Slim fit works when you want a more athletic line and you know the fabric has enough give. It can look sharp, but it is less forgiving. With a graphic tee, slim fit also changes how the design sits on the body. If the shirt stretches too much across the chest, the print can look distorted.

Oversized fit can work, but it depends on intention. There is a difference between modern oversized and simply too big. A good oversized tee still has some structure in the shoulders and sleeves, and the extra room feels deliberate. If everything is just wider, longer, and looser with no shape, the look falls apart fast.

For most men who want confidence, comfort, and a message that reads clearly, regular fit is the strongest place to start.

Fabric changes the fit

Two tees can be labeled the same size and fit completely differently because of fabric. That is not a small detail.

A 100 percent cotton tee often starts with a crisp shape and softens over time. It can be an excellent choice for everyday wear, but you need to account for possible shrinkage if it has not been preshrunk. A cotton blend usually offers more flexibility and can hold shape better through repeat wear.

Heavier fabric tends to drape with more structure. That helps a graphic tee look solid and durable, especially if you want the shirt to feel substantial. Lighter fabric feels breathable and easy, but if it is too thin, the shirt can cling or lose its shape faster.

The print itself also matters. A bold front graphic needs a shirt body that supports it. If the fabric is too flimsy, the design may not sit as cleanly. When fabric and fit work together, the shirt looks stronger before you ever think about what shoes to wear.

How to tell if your graphic tee is too small or too big

A tee is too small if the collar feels tight, the chest pulls, the sleeves grip too hard, or the hem climbs when you move. If the graphic looks stretched or curves across the torso in a way that changes the design, that is another clear sign.

A tee is too big if the shoulder seam falls well past the shoulder, the sleeves flare out, or the body hangs like a box. Extra width through the stomach may seem comfortable at first, but too much fabric often makes the shirt feel less clean and less purposeful.

The best fit usually looks simple. Nothing strains, nothing sags, and the graphic sits where it should. That quiet balance is what gives a shirt confidence.
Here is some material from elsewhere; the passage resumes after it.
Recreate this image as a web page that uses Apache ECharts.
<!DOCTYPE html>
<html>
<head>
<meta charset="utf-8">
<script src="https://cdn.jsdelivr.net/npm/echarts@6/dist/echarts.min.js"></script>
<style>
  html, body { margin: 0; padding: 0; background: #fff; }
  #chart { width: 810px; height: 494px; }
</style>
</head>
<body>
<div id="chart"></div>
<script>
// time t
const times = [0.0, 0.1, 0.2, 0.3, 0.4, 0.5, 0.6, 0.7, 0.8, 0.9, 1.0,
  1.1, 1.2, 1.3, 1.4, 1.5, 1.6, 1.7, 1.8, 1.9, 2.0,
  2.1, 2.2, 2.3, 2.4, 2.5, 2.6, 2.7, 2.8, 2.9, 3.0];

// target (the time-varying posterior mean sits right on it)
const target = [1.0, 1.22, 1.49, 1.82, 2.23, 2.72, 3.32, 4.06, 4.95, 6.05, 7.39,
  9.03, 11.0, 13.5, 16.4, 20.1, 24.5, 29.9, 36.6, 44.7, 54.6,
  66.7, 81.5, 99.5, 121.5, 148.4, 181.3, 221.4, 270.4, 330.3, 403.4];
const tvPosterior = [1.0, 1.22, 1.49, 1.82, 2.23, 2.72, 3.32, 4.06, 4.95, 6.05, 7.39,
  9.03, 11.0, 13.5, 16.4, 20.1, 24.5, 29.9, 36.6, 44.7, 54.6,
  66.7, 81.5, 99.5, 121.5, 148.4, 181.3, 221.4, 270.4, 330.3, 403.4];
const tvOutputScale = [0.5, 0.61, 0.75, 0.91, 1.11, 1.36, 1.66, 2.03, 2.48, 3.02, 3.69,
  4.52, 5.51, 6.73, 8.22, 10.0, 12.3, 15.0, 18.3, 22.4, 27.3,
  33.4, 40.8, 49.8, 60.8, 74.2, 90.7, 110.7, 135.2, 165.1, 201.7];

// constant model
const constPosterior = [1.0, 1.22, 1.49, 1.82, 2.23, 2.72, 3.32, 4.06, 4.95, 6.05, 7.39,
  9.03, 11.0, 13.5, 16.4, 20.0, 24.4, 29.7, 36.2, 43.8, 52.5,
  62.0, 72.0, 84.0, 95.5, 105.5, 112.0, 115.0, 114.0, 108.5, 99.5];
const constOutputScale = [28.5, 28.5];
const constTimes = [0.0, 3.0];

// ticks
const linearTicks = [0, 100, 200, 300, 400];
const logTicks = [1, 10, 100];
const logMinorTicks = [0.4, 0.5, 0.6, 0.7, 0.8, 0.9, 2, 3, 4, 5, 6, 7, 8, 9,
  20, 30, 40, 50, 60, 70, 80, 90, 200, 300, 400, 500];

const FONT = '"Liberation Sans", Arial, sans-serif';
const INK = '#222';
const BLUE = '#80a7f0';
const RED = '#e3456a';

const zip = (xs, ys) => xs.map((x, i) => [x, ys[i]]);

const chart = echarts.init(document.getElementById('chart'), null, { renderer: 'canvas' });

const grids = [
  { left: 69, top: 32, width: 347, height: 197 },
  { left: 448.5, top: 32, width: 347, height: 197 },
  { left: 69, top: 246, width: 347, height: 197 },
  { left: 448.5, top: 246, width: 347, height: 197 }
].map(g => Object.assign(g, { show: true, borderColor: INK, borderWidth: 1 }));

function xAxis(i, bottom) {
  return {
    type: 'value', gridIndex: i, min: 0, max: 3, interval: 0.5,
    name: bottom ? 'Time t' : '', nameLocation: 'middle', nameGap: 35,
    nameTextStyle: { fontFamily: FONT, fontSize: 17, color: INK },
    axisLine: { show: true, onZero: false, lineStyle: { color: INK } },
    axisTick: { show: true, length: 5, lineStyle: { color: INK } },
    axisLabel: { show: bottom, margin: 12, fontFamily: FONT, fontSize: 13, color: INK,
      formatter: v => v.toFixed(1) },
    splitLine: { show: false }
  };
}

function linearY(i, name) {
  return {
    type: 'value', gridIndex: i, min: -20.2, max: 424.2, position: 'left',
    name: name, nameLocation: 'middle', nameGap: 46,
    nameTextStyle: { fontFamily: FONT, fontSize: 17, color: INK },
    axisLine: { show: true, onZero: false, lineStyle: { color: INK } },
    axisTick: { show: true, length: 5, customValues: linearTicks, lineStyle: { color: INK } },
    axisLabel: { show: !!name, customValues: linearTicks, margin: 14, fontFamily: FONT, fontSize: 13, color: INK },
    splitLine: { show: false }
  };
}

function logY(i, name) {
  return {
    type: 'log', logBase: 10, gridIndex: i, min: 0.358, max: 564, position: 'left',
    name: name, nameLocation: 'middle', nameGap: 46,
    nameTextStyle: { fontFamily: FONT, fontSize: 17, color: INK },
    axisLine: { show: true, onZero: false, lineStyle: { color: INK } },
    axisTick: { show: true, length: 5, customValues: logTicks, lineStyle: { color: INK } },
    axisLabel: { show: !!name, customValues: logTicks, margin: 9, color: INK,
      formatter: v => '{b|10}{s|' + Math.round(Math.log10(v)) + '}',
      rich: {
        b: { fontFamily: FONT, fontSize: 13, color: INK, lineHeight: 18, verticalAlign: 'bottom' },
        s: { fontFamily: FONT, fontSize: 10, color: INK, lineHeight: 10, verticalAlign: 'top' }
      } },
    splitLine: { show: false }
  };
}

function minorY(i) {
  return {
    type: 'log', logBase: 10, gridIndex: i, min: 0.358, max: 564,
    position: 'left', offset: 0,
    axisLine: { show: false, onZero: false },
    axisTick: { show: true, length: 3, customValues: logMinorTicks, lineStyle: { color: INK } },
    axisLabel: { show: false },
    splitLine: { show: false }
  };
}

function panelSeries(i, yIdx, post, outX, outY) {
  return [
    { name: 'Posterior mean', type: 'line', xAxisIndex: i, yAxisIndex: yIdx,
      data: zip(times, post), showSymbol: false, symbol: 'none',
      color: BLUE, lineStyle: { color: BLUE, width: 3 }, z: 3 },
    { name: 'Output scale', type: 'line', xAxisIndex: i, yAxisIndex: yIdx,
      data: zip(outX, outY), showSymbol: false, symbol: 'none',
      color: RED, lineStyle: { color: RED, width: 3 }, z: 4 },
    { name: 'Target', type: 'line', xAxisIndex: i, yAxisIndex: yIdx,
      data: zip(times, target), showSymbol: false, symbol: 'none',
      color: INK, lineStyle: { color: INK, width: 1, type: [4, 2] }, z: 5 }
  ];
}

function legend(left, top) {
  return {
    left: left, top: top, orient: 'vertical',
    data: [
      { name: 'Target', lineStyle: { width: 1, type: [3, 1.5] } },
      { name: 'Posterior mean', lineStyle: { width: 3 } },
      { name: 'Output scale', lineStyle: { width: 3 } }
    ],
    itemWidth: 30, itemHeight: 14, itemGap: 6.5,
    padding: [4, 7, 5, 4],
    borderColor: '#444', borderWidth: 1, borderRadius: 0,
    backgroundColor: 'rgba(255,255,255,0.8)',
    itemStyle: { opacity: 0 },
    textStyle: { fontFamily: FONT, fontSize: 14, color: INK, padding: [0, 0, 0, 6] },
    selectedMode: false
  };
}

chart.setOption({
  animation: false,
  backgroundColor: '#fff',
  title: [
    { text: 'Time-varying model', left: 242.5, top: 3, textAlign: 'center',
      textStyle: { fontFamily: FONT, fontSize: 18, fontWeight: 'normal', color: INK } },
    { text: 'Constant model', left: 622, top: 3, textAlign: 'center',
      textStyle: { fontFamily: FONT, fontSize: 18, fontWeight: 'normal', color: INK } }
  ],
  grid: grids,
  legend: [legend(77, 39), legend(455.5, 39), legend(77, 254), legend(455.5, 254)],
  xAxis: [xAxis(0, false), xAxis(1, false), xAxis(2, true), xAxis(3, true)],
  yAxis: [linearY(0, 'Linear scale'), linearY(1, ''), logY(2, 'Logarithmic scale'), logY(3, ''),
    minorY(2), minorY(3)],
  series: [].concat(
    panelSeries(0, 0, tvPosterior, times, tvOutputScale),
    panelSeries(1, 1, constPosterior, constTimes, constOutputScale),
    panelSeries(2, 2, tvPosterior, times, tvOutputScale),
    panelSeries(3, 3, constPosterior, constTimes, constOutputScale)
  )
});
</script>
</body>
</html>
Styling a graphic tee with the right fit

Fit decides whether a graphic tee looks put together or thrown on at random. A well-fitting tee with dark jeans and clean sneakers is enough for most casual settings. With athletic shorts, the shirt should still hold some shape so the outfit reads intentional rather than lazy.

Layering changes things slightly. Under an open button-up, denim jacket, or hoodie, a tee should not be so loose that it bunches underneath. It should also not be so tight that every layer feels restrictive. If you wear message-driven tees, this matters even more. You want the shirt to feel like a true part of your daily uniform, not just something you wear once in a while.

For fathers who like coordinated looks with their sons, fit also helps keep the style looking sharp across ages. Matching or parallel graphic tees work best when they feel clean, comfortable, and natural on both dad and child. The point is not to look flashy. The point is to wear something that reflects unity, character, and confidence.

The best graphic tee fit guide men can follow every time

If you only remember one thing, remember this: buy for your shoulders first, your body second, and your preferred style third. Shoulders are hard to fake. If they fit right, the rest of the shirt has a much better chance of working.

After that, choose the cut that matches your real life. If you want a tee for everyday errands, family outings, church events, or weekends, regular fit in a dependable fabric is often the right call. If you want a closer silhouette, make sure the chest and print still sit clean. If you like a roomier look, make sure it feels intentional.

At Get Zipped, that matters because a graphic tee is not just filler in your closet. It carries a message. And when the fit is right, the message does not fight the shirt for attention.

Wear tees that give you room to live, move, lead, and show what you stand for with confidence.